The Mark IV model came out in 1990. Just like its predecessor, it had three channels. What was exciting about this particular model is that it came with detailed controls. For instance, it has individual parameter controls for each channel.
In addition, there is a master EQ that you can engage. Plus, you can do all sorts of other stuff with this amp. For instance, there is a pull feature on the master volume control allowing completely silent operation for recording.
The backside is also advanced. Aside from the reverb control, you have a recording output with a separate volume knob. There is even a jack for master/slave amplifier operation.
Another thing that Mark IV inherited from its predecessors is the option to use different power amp tubes. You could get the classic 6L6 American tone or use EL34 in the style of British amps.
The amp had a long run, all the way up to 2008. With 6L6 tubes, you could get a lot of headroom. Meanwhile, it also had thick bottom-ends, just like most classic American amps. Even with EL34 tubes in the power amp, you’d get some of that thickness. And like other amps in the Mark series, it was pretty versatile.
The Mark V model came out in 2009. As a continuation of the Mark IV, it also has three channels. However, you can immediately notice the difference with its controls. Each of the three channels has its completely independent and grouped controls.
And it’s not just tidy. Each channel makes for a fully functional amp coming with six knobs and four switches. We have input gain, 3-band EQ, output volume, and presence knobs. Meanwhile, the switches engage the master graphic EQ, power attenuation, and we have two controls for further tone-shaping depending on the channel.
In short, this is an extremely versatile amp. So far, it’s easily the most versatile one in the series. This is all accompanied by additional features on the back panel. There’s the FX loop, individual channel reverb controls, and even a tuner output. Plus, you can also mute the output signal while tuning.
Of course, I’m barely scratching the surface on what this amp and its controls can do. That said, it can take some time and effort to get used to all the features it has, particularly its footswitch. Regardless, it’s a highly practical amp with a lot of useful controls.
How Do They Compare?
There are a lot of players who still prefer the Mark IV. There’s a subtle difference in the tone. And some even prefer its interface. These are all viable reasons to get your hands on one of these.

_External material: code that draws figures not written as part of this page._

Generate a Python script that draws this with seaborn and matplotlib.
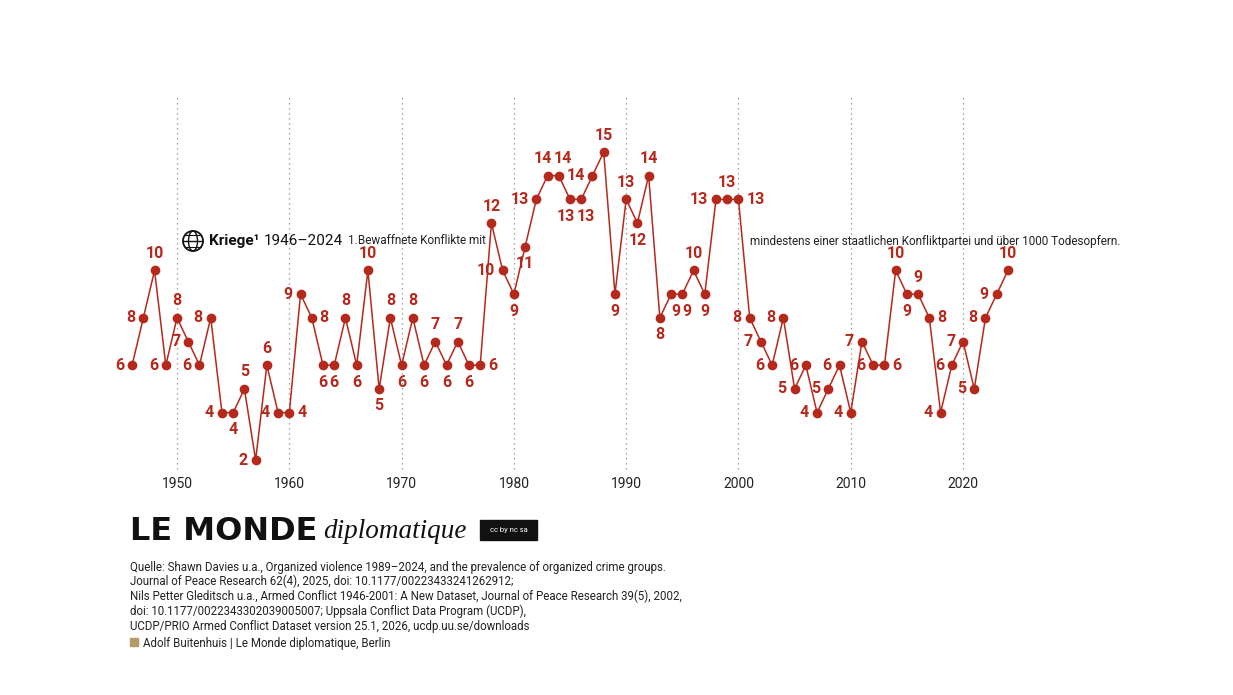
import matplotlib.pyplot as plt
import seaborn as sns
import pandas as pd
from matplotlib.patches import Circle, Ellipse, Rectangle

years = list(range(1946, 2025))
kriege = [6, 8, 10, 6, 8, 7, 6, 8, 4, 4, 5, 2, 6, 4, 4, 9, 8, 6, 6, 8,
          6, 10, 5, 8, 6, 8, 6, 7, 6, 7, 6, 6, 12, 10, 9, 11, 13, 14, 14, 13,
          13, 14, 15, 9, 13, 12, 14, 8, 9, 9, 10, 9, 13, 13, 13, 8, 7, 6, 8, 5,
          6, 4, 5, 6, 4, 7, 6, 6, 10, 9, 9, 8, 4, 6, 7, 5, 8, 9, 10]
# label placement per year: L left, R right, A above, B below,
# 1/2 above left/right, 3/4 below left/right
placement = ("LLALALLLLB" "ALALRLRBBA" "BABABABABA" "BRALBBL123"
             "4LABABAB44" "ABLARLLLLL" "LLLLLLLRAB" "ARLLLLLLA")
decades = [1950, 1960, 1970, 1980, 1990, 2000, 2010, 2020]

df = pd.DataFrame({"Jahr": years, "Kriege": kriege})
red = "#b5291c"

sns.set_theme(style="white")
plt.rcParams["font.family"] = ["Roboto", "DejaVu Sans"]

fig = plt.figure(figsize=(12.33, 6.95), dpi=100)
ax = fig.add_axes([100 / 1233, 1 - 480 / 695, 1030 / 1233, 410 / 695])
ax.set_xlim(1943.14, 2034.87)
ax.set_ylim(1.156, 18.46)
ax.axis("off")

for d in decades:
    ax.vlines(d, 1.6, 17.3, colors="#888888", linestyles=(0, (1, 3)), linewidth=0.9)
    ax.text(d, 1.0, str(d), ha="center", va="center", fontsize=10, color="#222222")

sns.lineplot(data=df, x="Jahr", y="Kriege", color=red, linewidth=1.1, ax=ax,
             marker="o", markersize=7, markeredgewidth=0)

offs = {"L": (-0.7, 0, "right", "center"), "R": (0.7, 0, "left", "center"),
        "A": (0, 0.4, "center", "bottom"), "B": (0, -0.4, "center", "top"),
        "1": (-0.4, 0.4, "center", "bottom"), "2": (0.4, 0.4, "center", "bottom"),
        "3": (-0.4, -0.4, "center", "top"), "4": (0.4, -0.4, "center", "top")}
for y, v, p in zip(years, kriege, placement):
    dx, dy, ha, va = offs[p]
    ax.text(y + dx, v + dy, str(v), ha=ha, va=va, fontsize=11.5,
            fontweight="bold", color=red)

fax = fig.add_axes([0, 0, 1, 1], facecolor="none")
fax.set_xlim(0, 1233)
fax.set_ylim(695, 0)
fax.axis("off")
fax.add_patch(Circle((193, 241), 10, fill=False, lw=1.3, color="#111111"))
fax.add_patch(Ellipse((193, 241), 9, 20, fill=False, lw=1, color="#111111"))
fax.plot([183, 203], [241, 241], color="#111111", lw=1)
fax.plot([185, 201], [235, 235], color="#111111", lw=0.8)
fax.plot([185, 201], [247, 247], color="#111111", lw=0.8)
t1 = fax.text(209, 241, "Kriege¹", fontsize=11, fontweight="bold", va="center", color="#111111")
fax.annotate("1946–2024", xy=(1, 0.5), xycoords=t1, xytext=(3, 0), textcoords="offset points",
             fontsize=11, va="center", color="#111111")
fax.text(348, 241, "1.Bewaffnete Konflikte mit", fontsize=8.5, va="center", color="#222222")
fax.text(750, 241, "mindestens einer staatlichen Konfliktpartei und über 1000 Todesopfern.",
         fontsize=8.5, va="center", color="#222222")

t2 = fax.text(130, 531, "LE MONDE", fontsize=23, fontweight="bold", va="center",
              family=["DejaVu Sans"], color="#111111")
fax.annotate("diplomatique", xy=(1, 0.5), xycoords=t2, xytext=(4, 0), textcoords="offset points",
             fontsize=19.5, style="italic", va="center", family=["Liberation Serif"], color="#111111")
fax.add_patch(Rectangle((480, 520), 57, 20, fill=True, color="#111111"))
fax.text(508.5, 530, "cc by nc sa", fontsize=5.5, color="white", ha="center", va="center")

quelle = ["Quelle: Shawn Davies u.a., Organized violence 1989–2024, and the prevalence of organized crime groups.",
          "Journal of Peace Research 62(4), 2025, doi: 10.1177/00223433241262912;",
          "Nils Petter Gleditsch u.a., Armed Conflict 1946-2001: A New Dataset, Journal of Peace Research 39(5), 2002,",
          "doi: 10.1177/0022343302039005007; Uppsala Conflict Data Program (UCDP),",
          "UCDP/PRIO Armed Conflict Dataset version 25.1, 2026, ucdp.uu.se/downloads"]
for i, line in enumerate(quelle):
    fax.text(130, 567 + i * 14.8, line, fontsize=8.3, va="center", color="#222222")
fax.add_patch(Rectangle((130, 638), 8, 8, color="#b59a6a"))
fax.text(143, 643, "Adolf Buitenhuis | Le Monde diplomatique, Berlin", fontsize=8.3,
         va="center", color="#222222")

fig.savefig("out.png", dpi=100)
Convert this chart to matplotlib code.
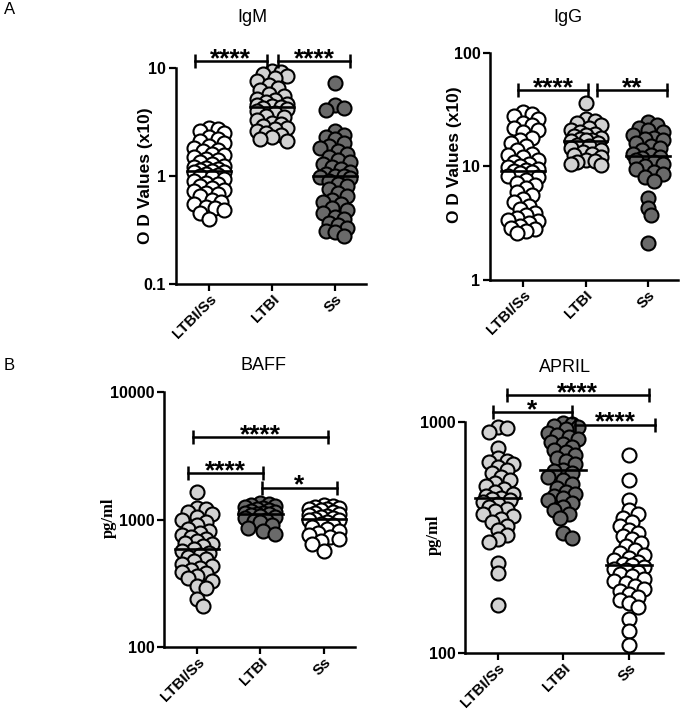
import numpy as np
import matplotlib
matplotlib.use('Agg')
import matplotlib.pyplot as plt
from matplotlib.ticker import NullLocator

plt.rcParams['font.family'] = ['Liberation Sans', 'DejaVu Sans']

############################# DATA ###################################
groups = ['LTBI/Ss', 'LTBI', 'Ss']

igm_ltbi_ss = [2.8, 2.7, 2.6, 2.5, 2.3, 2.2, 2.1, 2.0, 1.9, 1.8, 1.75, 1.7, 1.6, 1.55,
               1.5, 1.45, 1.4, 1.35, 1.3, 1.25, 1.2, 1.18, 1.15, 1.13, 1.12, 1.1, 1.08,
               1.05, 1.02, 1.0, 0.97, 0.94, 0.9, 0.87, 0.84, 0.8, 0.77, 0.74, 0.72, 0.7,
               0.68, 0.65, 0.6, 0.57, 0.55, 0.52, 0.5, 0.48, 0.45, 0.4]
igm_ltbi = [9.4, 9.2, 8.8, 8.5, 8.0, 7.5, 7.0, 6.5, 6.2, 5.8, 5.5, 5.2, 5.0, 4.8, 4.6,
            4.5, 4.4, 4.35, 4.3, 4.2, 4.0, 3.8, 3.6, 3.5, 3.3, 3.1, 3.0, 2.9, 2.8, 2.7,
            2.6, 2.5, 2.4, 2.3, 2.2, 2.1]
igm_ss = [7.3, 4.5, 4.3, 4.1, 2.6, 2.4, 2.3, 2.2, 2.0, 1.9, 1.8, 1.7, 1.6, 1.5, 1.4,
          1.35, 1.3, 1.2, 1.15, 1.1, 1.05, 1.0, 1.0, 0.98, 0.95, 0.9, 0.85, 0.8, 0.75,
          0.7, 0.65, 0.6, 0.58, 0.55, 0.5, 0.48, 0.45, 0.42, 0.4, 0.37, 0.35, 0.33,
          0.31, 0.3, 0.28]

igg_ltbi_ss = [30, 29, 28, 26, 24, 23, 22, 21, 20, 18, 17, 16, 15, 14, 13, 12.5, 12,
               11.5, 11, 10.5, 10, 9.8, 9.5, 9.3, 9.1, 9.0, 8.7, 8.3, 8.0, 7.6, 7.2,
               6.8, 6.4, 6.0, 5.6, 5.2, 4.9, 4.5, 4.2, 3.9, 3.7, 3.5, 3.4, 3.3, 3.2,
               3.0, 2.9, 2.8, 2.7, 2.6]
igg_ltbi = [36, 26, 25, 24, 23, 22, 21, 20, 19.5, 19, 18.5, 18, 17.5, 17, 17, 16.8,
            16, 15.5, 15, 14.5, 14, 13.5, 13, 12.5, 12, 11.5, 11.2, 11, 10.6, 10.3]
igg_ss = [24.5, 23, 22, 21, 20, 19, 18, 17.5, 17, 16, 15, 14.5, 14, 13, 12.5, 12, 11.8,
          11.5, 11, 10.5, 10, 9.5, 9, 8.5, 8, 7.5, 5.3, 4.35, 3.7, 2.1]

baff_ltbi_ss = [1630, 1240, 1200, 1150, 1100, 1050, 1000, 950, 900, 850, 820, 790, 760,
                730, 700, 680, 660, 640, 620, 585, 570, 550, 530, 510, 490, 470, 450,
                430, 420, 400, 390, 380, 360, 350, 330, 300, 288, 240, 211]
baff_ltbi = [1360, 1330, 1300, 1280, 1250, 1230, 1200, 1180, 1160, 1140, 1130, 1120,
             1115, 1100, 1080, 1060, 1040, 1020, 1000, 980, 950, 900, 860, 820, 776]
baff_ss = [1290, 1270, 1250, 1230, 1210, 1200, 1180, 1150, 1120, 1100, 1080, 1060, 1040,
           1020, 1010, 1000, 990, 960, 930, 900, 870, 840, 810, 790, 760, 730, 700, 680,
           640, 571]

april_ltbi_ss = [950, 940, 905, 772, 700, 680, 670, 660, 640, 620, 600, 580, 560, 545,
                 530, 515, 500, 490, 480, 470, 465, 460, 450, 440, 430, 420, 410, 400,
                 390, 380, 370, 355, 340, 325, 310, 303, 245, 222, 161]
april_ltbi = [990, 980, 960, 950, 930, 900, 880, 860, 840, 820, 800, 780, 760, 740, 720,
              700, 680, 660, 620, 612, 600, 580, 560, 540, 520, 500, 490, 480, 470, 460,
              445, 430, 415, 400, 384, 331, 315]
april_ss = [720, 561, 460, 416, 400, 385, 370, 355, 340, 330, 320, 310, 300, 290, 280,
            272, 265, 258, 252, 247, 243, 240, 236, 232, 228, 224, 220, 215, 210, 205,
            200, 195, 190, 185, 180, 175, 170, 165, 158, 140, 124, 108]

WHITE = '#ffffff'
LIGHT = '#d2d2d2'
DARK = '#6a6a6a'


def swarm(ax, xc, vals, diam=14.0, step=3.0, cap=15.0, min_frac=0.6):
    # greedy beeswarm in pixel space
    vals = np.asarray(vals, float)
    pts = ax.transData.transform(np.column_stack([np.full(len(vals), xc), vals]))
    ypx = pts[:, 1]
    x0 = pts[0, 0]
    cands = [0.0]
    k = 1
    while k * step <= cap:
        cands += [k * step, -k * step]
        k += 1
    offs = np.zeros(len(vals))
    placed = []
    for i in np.argsort(-vals):
        best, bestd = 0.0, -1.0
        for c in cands:
            d = min((np.hypot(c - ox, ypx[i] - oy) for ox, oy in placed), default=1e9)
            if d >= min_frac * diam:
                best = c
                break
            if d > bestd:
                best, bestd = c, d
        offs[i] = best
        placed.append((best, ypx[i]))
    return ax.transData.inverted().transform(np.column_stack([x0 + offs, ypx]))[:, 0]


def panel(rect, data, colors, ylim, yticks, ylabel, yl_coords, yl_font, brackets, xlim):
    ax = fig.add_axes(rect)
    ax.set_yscale('log')
    ax.set_ylim(*ylim)
    ax.set_xlim(*xlim)
    ax.yaxis.set_minor_locator(NullLocator())
    ax.set_yticks(yticks)
    ax.set_yticklabels([str(t) for t in yticks], fontweight='bold', fontsize=11.5)
    ax.set_xticks(range(len(groups)))
    ax.set_xticklabels(groups, rotation=45, ha='right', rotation_mode='anchor',
                       fontweight='bold', fontsize=11)
    for s in ['top', 'right']:
        ax.spines[s].set_visible(False)
    for s in ['left', 'bottom']:
        ax.spines[s].set_linewidth(1.8)
    ax.tick_params(length=5, width=1.6, pad=2)
    ax.tick_params(axis='x', pad=1)
    ax.set_ylabel(ylabel, fontweight='bold', **yl_font)
    ax.yaxis.set_label_coords(*yl_coords)

    for i, (vals, col) in enumerate(zip(data, colors)):
        xs = swarm(ax, i, vals)
        ax.scatter(xs, vals, s=102, facecolor=col, edgecolor='black', linewidths=1.5,
                   zorder=3, clip_on=False)
        med = np.median(vals)
        ax.plot([i - 0.35, i + 0.35], [med, med], color='black', lw=1.9, zorder=4)

    for x1, x2, y, stars in brackets:
        ax.plot([x1, x2], [y, y], color='black', lw=1.8, marker='|', markersize=10,
                mew=1.8, clip_on=False, zorder=5)
        ax.annotate(stars, ((x1 + x2) / 2, y), xytext=(0, -3.5), textcoords='offset points',
                    ha='center', va='baseline', fontsize=19, fontweight='bold',
                    annotation_clip=False)
    return ax


fig = plt.figure(figsize=(6.82, 7.11), dpi=100)

sans_lab = {'fontsize': 12.5}
serif_lab = {'fontsize': 12, 'family': 'Liberation Serif'}

panel([0.258, 0.6006, 0.279, 0.3038], [igm_ltbi_ss, igm_ltbi, igm_ss],
      [WHITE, LIGHT, DARK], (0.1, 10), [0.1, 1, 10], 'O D Values (x10)',
      (-0.12, 0.5), sans_lab, [(-0.23, 0.92, 11.6, '****'), (1.1, 2.24, 11.6, '****')],
      (-0.53, 2.5))
panel([0.7185, 0.6062, 0.2757, 0.3193], [igg_ltbi_ss, igg_ltbi, igg_ss],
      [WHITE, LIGHT, DARK], (1, 100), [1, 10, 100], 'O D Values (x10)',
      (-0.148, 0.55), sans_lab, [(-0.08, 1.04, 47, '****'), (1.18, 2.3, 47, '**')],
      (-0.53, 2.48))
panel([0.2405, 0.09, 0.28, 0.3586], [baff_ltbi_ss, baff_ltbi, baff_ss],
      [LIGHT, DARK, WHITE], (100, 10000), [100, 1000, 10000], 'pg/ml',
      (-0.246, 0.506), serif_lab,
      [(-0.06, 2.06, 4400, '****'), (-0.14, 1.04, 2300, '****'), (1.02, 2.2, 1780, '*')],
      (-0.52, 2.49))
panel([0.6818, 0.0816, 0.2903, 0.3249], [april_ltbi_ss, april_ltbi, april_ss],
      [LIGHT, DARK, WHITE], (100, 1000), [100, 1000], 'pg/ml',
      (-0.116, 0.51), serif_lab,
      [(0.14, 2.3, 1309, '****'), (-0.08, 1.13, 1105, '*'), (1.18, 2.4, 971, '****')],
      (-0.5, 2.52))

# titles and panel letters
fig.text(252 / 682, 1 - 17 / 711, 'IgM', ha='center', va='center', fontsize=13)
fig.text(568 / 682, 1 - 17 / 711, 'IgG', ha='center', va='center', fontsize=13)
fig.text(263 / 682, 1 - 365 / 711, 'BAFF', ha='center', va='center', fontsize=13)
fig.text(565 / 682, 1 - 367 / 711, 'APRIL', ha='center', va='center', fontsize=13)
fig.text(4 / 682, 1 - 9 / 711, 'A', ha='left', va='center', fontsize=12)
fig.text(4 / 682, 1 - 365 / 711, 'B', ha='left', va='center', fontsize=12)

fig.savefig('out.png', dpi=100)
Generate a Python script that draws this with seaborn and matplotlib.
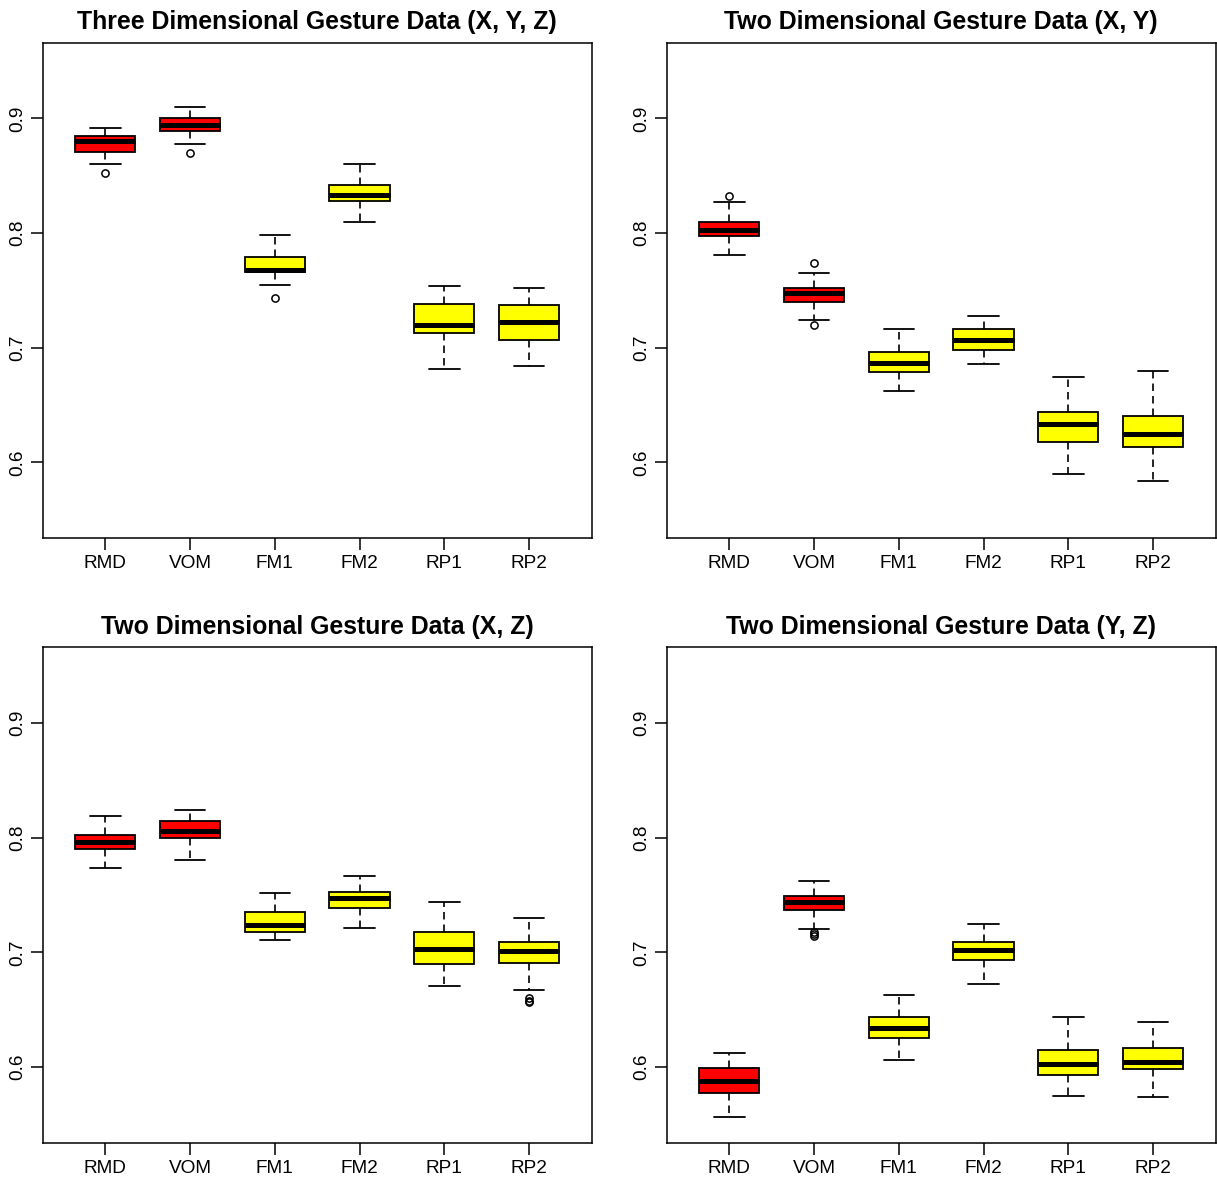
import matplotlib
matplotlib.use("Agg")
import matplotlib.pyplot as plt
import seaborn as sns

sns.set_style("white")
plt.rcParams['font.family'] = ['Liberation Sans', 'DejaVu Sans']
plt.rcParams['text.color'] = 'black'
plt.rcParams['axes.labelcolor'] = 'black'
plt.rcParams['xtick.color'] = 'black'
plt.rcParams['ytick.color'] = 'black'
plt.rcParams['axes.edgecolor'] = 'black'

categories = ["RMD", "VOM", "FM1", "FM2", "RP1", "RP2"]
box_colors = ["#FF0000", "#FF0000", "#FFFF00", "#FFFF00", "#FFFF00", "#FFFF00"]

titles = [
    "Three Dimensional Gesture Data (X, Y, Z)",
    "Two Dimensional Gesture Data (X, Y)",
    "Two Dimensional Gesture Data (X, Z)",
    "Two Dimensional Gesture Data (Y, Z)",
]

# Panel 1: (X, Y, Z)
xyz_lo = [0.860, 0.878, 0.755, 0.810, 0.681, 0.684]
xyz_q1 = [0.871, 0.889, 0.766, 0.828, 0.713, 0.707]
xyz_med = [0.880, 0.894, 0.768, 0.833, 0.720, 0.722]
xyz_q3 = [0.885, 0.900, 0.779, 0.842, 0.738, 0.737]
xyz_hi = [0.892, 0.910, 0.798, 0.860, 0.754, 0.752]
xyz_out = [[0.852], [0.870], [0.743], [], [], []]

# Panel 2: (X, Y)
xy_lo = [0.781, 0.724, 0.662, 0.686, 0.590, 0.584]
xy_q1 = [0.797, 0.740, 0.679, 0.698, 0.618, 0.613]
xy_med = [0.803, 0.748, 0.687, 0.707, 0.633, 0.625]
xy_q3 = [0.810, 0.752, 0.696, 0.716, 0.644, 0.640]
xy_hi = [0.827, 0.765, 0.716, 0.728, 0.674, 0.680]
xy_out = [[0.832], [0.774, 0.7195], [], [], [], []]

# Panel 3: (X, Z)
xz_lo = [0.774, 0.781, 0.711, 0.721, 0.671, 0.667]
xz_q1 = [0.790, 0.800, 0.718, 0.739, 0.690, 0.691]
xz_med = [0.796, 0.806, 0.724, 0.747, 0.703, 0.701]
xz_q3 = [0.802, 0.815, 0.735, 0.753, 0.718, 0.709]
xz_hi = [0.819, 0.824, 0.752, 0.767, 0.744, 0.730]
xz_out = [[], [], [], [], [], [0.660, 0.658, 0.657]]

# Panel 4: (Y, Z)
yz_lo = [0.556, 0.720, 0.606, 0.672, 0.575, 0.574]
yz_q1 = [0.577, 0.737, 0.625, 0.693, 0.593, 0.598]
yz_med = [0.588, 0.744, 0.634, 0.702, 0.603, 0.604]
yz_q3 = [0.599, 0.749, 0.644, 0.709, 0.615, 0.617]
yz_hi = [0.612, 0.762, 0.663, 0.725, 0.644, 0.639]
yz_out = [[], [0.7175, 0.716, 0.7145], [], [], [], []]

panels = [
    (xyz_lo, xyz_q1, xyz_med, xyz_q3, xyz_hi, xyz_out),
    (xy_lo, xy_q1, xy_med, xy_q3, xy_hi, xy_out),
    (xz_lo, xz_q1, xz_med, xz_q3, xz_hi, xz_out),
    (yz_lo, yz_q1, yz_med, yz_q3, yz_hi, yz_out),
]

yticks = [0.6, 0.7, 0.8, 0.9]

W, H = 1217, 1180
fig = plt.figure(figsize=(W / 100, H / 100), dpi=100)
fig.patch.set_facecolor("white")

ax_w = 549 / W
ax_h = 495.3 / H
lefts = [42.7 / W, 666.7 / W]
bottoms = [1 - 538 / H, 1 - 1142.7 / H]
positions = [(lefts[0], bottoms[0]), (lefts[1], bottoms[0]),
             (lefts[0], bottoms[1]), (lefts[1], bottoms[1])]

for i, (lo, q1, med, q3, hi, out) in enumerate(panels):
    ax = fig.add_axes([positions[i][0], positions[i][1], ax_w, ax_h])
    stats = []
    for j in range(len(categories)):
        stats.append(dict(whislo=lo[j], q1=q1[j], med=med[j], q3=q3[j],
                          whishi=hi[j], fliers=out[j], label=categories[j]))
    pos = list(range(1, len(categories) + 1))
    bp = ax.bxp(stats, positions=pos, widths=0.71, capwidths=0.36,
                patch_artist=True, showfliers=True,
                boxprops=dict(linewidth=1.3, edgecolor="black"),
                medianprops=dict(color="black", linewidth=3.6, solid_capstyle="butt"),
                whiskerprops=dict(color="black", linewidth=1.2, linestyle=(0, (4.5, 3))),
                capprops=dict(color="black", linewidth=1.3),
                flierprops=dict(marker="o", markersize=5.2, markerfacecolor="none",
                                markeredgecolor="black", markeredgewidth=1.1,
                                linestyle="none"))
    for patch, c in zip(bp["boxes"], box_colors):
        patch.set_facecolor(c)
    ax.set_xlim(0.26, 6.74)
    ax.set_ylim(0.534, 0.966)
    ax.set_xticks(pos)
    ax.set_xticklabels(categories, fontsize=13.7, color="black")
    ax.set_yticks(yticks)
    ax.set_yticklabels([f"{v:.1f}" for v in yticks], fontsize=13.7,
                       rotation=90, va="center", color="black")
    ax.tick_params(axis="both", direction="out", length=8.6, width=1.1,
                   color="black", labelcolor="black", bottom=True, left=True)
    ax.tick_params(axis="x", pad=3.5)
    ax.tick_params(axis="y", pad=3.0)
    for sp in ax.spines.values():
        sp.set_visible(True)
        sp.set_color("black")
        sp.set_linewidth(1.1)
    ax.set_facecolor("white")
    ax.grid(False)
    ax.set_title(titles[i], fontsize=17.9, fontweight="bold", pad=9.6,
                 color="black")

fig.savefig("out.png", dpi=100, facecolor="white")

However, bear in mind that the Mark IV is discontinued. This means that you’ll have a harder time finding one compared to the Mark V model. Of course, it’s not impossible to get one, but it’s always a drag to go through ads and search for a used piece in good condition.
Additionally, most agree that the Mark V is a more versatile and practical option. Sure, it may seem more complex when you look at all of its controls. However, when you get the hang of it, these controls give you the ability to really fine-tune your sound.
What makes them both really great is the option to swap power amp tubes. This brings an option to get a more Marshall-like or a Vox-like tone with EL34 tubes. Otherwise, they’re both bottom-end-oriented with default 6L6 tubes.
Some say that the Mark IV brings more headroom on clean settings and keeps the tone warmer. It’s kind of similar to traditional old-school Fender amps.
Some reviewers also say that the Mark V is just slightly thinner-sounding in clean settings with a noticeably smaller headroom. This is a great option for anyone who prefers to have some sparkle in their clean tone. It’s especially pronounced with EL34 power tubes instead of 6L6 ones.
That said, when it comes to high-gain tones, the Mark V is usually sharper-sounding. No matter the power tubes, it’s closer to a Marshall amp’s sound compared to the Mark IV.
Which One Should I Choose?
There are many variables to consider here, including the types of tubes that you’re using, guitars, pickups, and pedals. But, in my opinion, Mark V is more versatile. On the other hand, the Mark IV amp has some serious old-school Fender vibes.
If you need something super-versatile and practical for live gigs and studio work, I’d advise getting a Mark V. If you want something that’s also versatile but gravitates more towards traditional tones, get a Mark IV.
I got the chance to try out a Mark IV with a Tube Screamer and a few other overdrives. It responds well to them, especially on clean channels. Despite its massive headroom, it breaks up nicely if you pair it up with a quality overdrive.
Nonetheless, both amps are really good. Just bear in mind that the Mark IV is discontinued and harder to get ahold of!
I hope this article has helped you understand some of the differences between these amps!